Forecasting your Startup

When we are meeting with entrepreneurs, we often see a wide variety of proformas and projections.  Sometimes entrepreneurs spend too much time on building out a complex model and in other situations, the projections look like they were thrown together in 15 minutes.  We believe the appropriate approach is somewhere in the middle.

What do we like to see?  A proforma that is built out one to three years.  If you are an early staged company, especially pre-revenue, it is nearly impossible to project out to year 4 and year 5.  Just prove that the model works, the market is big enough to scale, and it is rational. With a startup, revenues are hard to forecast and expenses such as sales or development usually vary based on the changes in the revenue.

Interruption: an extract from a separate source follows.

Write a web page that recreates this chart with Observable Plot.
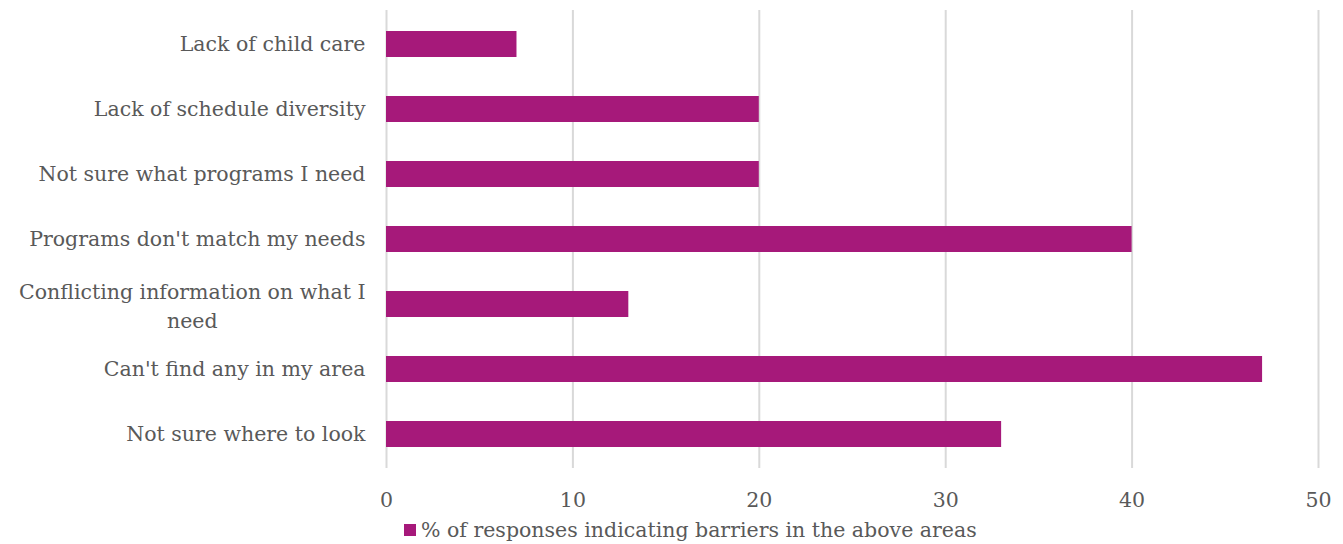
<!DOCTYPE html>
<html>
<head>
<meta charset="utf-8">
<script src="https://cdn.jsdelivr.net/npm/d3@7"></script>
<script src="https://cdn.jsdelivr.net/npm/@observablehq/plot@0.6"></script>
<style>
  html, body { margin: 0; padding: 0; background: #fff; }
  #wrap { position: relative; width: 1343px; height: 544px; font-family: "DejaVu Serif", serif; color: #595959; }
  #legend { position: absolute; left: 404px; top: 518px; font-size: 20.5px; line-height: 24px; display: flex; align-items: center; white-space: nowrap; }
  #legend .sw { width: 12px; height: 12px; background: #A6197A; margin-right: 5px; }
</style>
</head>
<body>
<div id="wrap"><div id="chart"></div><div id="legend"><span class="sw"></span><span id="legtext"></span></div></div>
<script>
const categories = [
  "Lack of child care",
  "Lack of schedule diversity",
  "Not sure what programs I need",
  "Programs don't match my needs",
  "Conflicting information on what I need",
  "Can't find any in my area",
  "Not sure where to look"
];
const wrappedCategory = "Conflicting information on what I need";
const wrappedLines = ["Conflicting information on what I", "need"];
const values = [7, 20, 20, 40, 13, 47, 33];
const xTicks = [0, 10, 20, 30, 40, 50];
const seriesName = "% of responses indicating barriers in the above areas";
const barColor = "#A6197A";

const data = categories.map((c, i) => ({category: c, value: values[i]}));
const FS = 20.5;
const FONT = "'DejaVu Serif', serif";

// measure the first wrapped line to centre the second line under it
const ctx = document.createElement("canvas").getContext("2d");
ctx.font = `${FS}px ${FONT}`;
const line1W = ctx.measureText(wrappedLines[0]).width;

const axisText = {tickSize: 0, fontSize: FS, fill: "#595959", label: null};

const chart = Plot.plot({
  width: 1343,
  height: 515,
  marginLeft: 386,
  marginRight: 25,
  marginTop: 10,
  marginBottom: 47,
  style: {fontFamily: FONT, color: "#595959", background: "#fff"},
  x: {domain: [0, 50], ticks: xTicks},
  y: {domain: categories, paddingInner: 0.6, paddingOuter: 0.3},
  marks: [
    Plot.gridX(xTicks, {stroke: "#d9d9d9", strokeOpacity: 1, strokeWidth: 2}),
    Plot.barX(data, {x: "value", y: "category", fill: barColor}),
    Plot.axisX(xTicks, {...axisText, tickPadding: 24}),
    Plot.axisY(categories.filter(c => c !== wrappedCategory), {...axisText, tickPadding: 21}),
    Plot.axisY([wrappedCategory], {...axisText, tickPadding: 21 + line1W / 2, textAnchor: "middle", lineHeight: 1.37, tickFormat: () => wrappedLines.join("\n")})
  ]
});
document.getElementById("chart").appendChild(chart);
document.getElementById("legtext").textContent = seriesName;
</script>
</body>
</html>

A common mistake –  Sometimes people back into the numbers that investors want to see.  This is a problem because it takes focus away from where you need to be in 30 days, 60 days, or six months.  Let your customer acquisition formula and marketing channels drive the top line.  Make sure it is reasonable and you account for acquisition as well as retention and churn.

The Burn Rate - As an investor, we want to see that you are responsibly spending the cash that we have invested in you and your team.  If we see that only 3% of sales projections are being spent on marketing and 10% are being spent on food or other side benefits, we have a problem.  Understand your cash position and where your balance will be at each month.  Then, you will know your burn rate and when/if you need to raise additional capital.

Make it Dynamic – You always provide the most likely case to your investors and advisors, but always have the worst case and best case scenarios ready.  It helps us get through it quicker.  Allow your projections to be changed by simply changing drivers such as the sales price, conversions, or general growth rates.

Your proforma will never be exactly the same as what actually happens.  It should be used as a baseline so that you have a mark to shoot for each month.  Do not make unrealistic projections but never be comfortable with your projections.  If you are easily hitting projections each month, it is time to bump them up.

Forecasting is an art not a science.  Make it logical and reasonable, but be confident that the projections are attainable.